RICHMOND, VA (WWBT) - NBC12 is digging up new information on accusations the mayor's office is hindering the flow of information to the public by reorganizing government without city council's permission.
We're investigating why the changes, which move public information officers under the mayor's press secretary, are wanted and how long they can go on.
Sources say this was in fact the mayor's idea, but the way it was executed is what caused the problems.
We've learned the mayor's intention in wanting this last spring was for uniformity of information citywide.
As it stands right now, spokespeople for Richmond Police, public works, public utilities and parks and recreation report to the mayor's press secretary, not their department heads. That started a month ago after an email from Chief Administrative Officer Byron Marshall to agency leaders.
But the directive went further, giving the office approval over work product, leave requests, schedules, hiring and firing. City Hall insiders tell NBC12 there's a good chance the only parts of the consolidation that will go forward will deal with communications, not the day-to-day administrative responsibilities.
Press Secretary Tammy Hawley would only say Wednesday they have reorganized the reporting authority and whether or not it will be permanent has not been decided.

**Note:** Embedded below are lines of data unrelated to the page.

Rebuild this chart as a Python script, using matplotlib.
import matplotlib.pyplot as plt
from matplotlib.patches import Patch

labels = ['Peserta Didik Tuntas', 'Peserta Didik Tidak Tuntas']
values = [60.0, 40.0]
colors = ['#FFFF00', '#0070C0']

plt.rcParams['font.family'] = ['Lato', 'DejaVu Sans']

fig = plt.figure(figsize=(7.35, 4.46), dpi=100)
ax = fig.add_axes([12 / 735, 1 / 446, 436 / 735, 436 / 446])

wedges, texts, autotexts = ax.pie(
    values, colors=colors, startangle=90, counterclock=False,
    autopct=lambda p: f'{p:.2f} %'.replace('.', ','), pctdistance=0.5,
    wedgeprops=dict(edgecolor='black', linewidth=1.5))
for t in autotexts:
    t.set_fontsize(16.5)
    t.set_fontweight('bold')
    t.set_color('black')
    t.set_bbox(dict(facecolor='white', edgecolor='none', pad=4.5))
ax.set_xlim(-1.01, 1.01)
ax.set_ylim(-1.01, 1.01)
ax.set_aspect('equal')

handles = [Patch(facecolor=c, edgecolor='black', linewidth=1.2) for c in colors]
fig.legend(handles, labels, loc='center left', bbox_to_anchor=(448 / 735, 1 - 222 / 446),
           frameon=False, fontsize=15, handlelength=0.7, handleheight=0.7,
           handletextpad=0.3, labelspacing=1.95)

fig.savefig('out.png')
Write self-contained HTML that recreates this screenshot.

The city charter only gives the CAO power to make temporary changes, but doesn't define the word temporary.
We asked City Council President Charles Samuels how long he thinks this can go on. "I think this needs to come quickly to a resolution in the next two weeks," he responded.
We also wanted to know what would happen if the administration does not propose a paper with the change soon. "Well, they can't keep it like this forever without council approval," Samuels added. "Realistically, they have to move it back to the way it was. We can't have something run on forever."
Several council members say they're going to need some convincing because to them, it doesn't appear this change will help inform the public. Some believe it will actually make city government less transparent.
The next formal council meeting is in two weeks. That will be the CAO's next opportunity to present a paper asking permission for the change.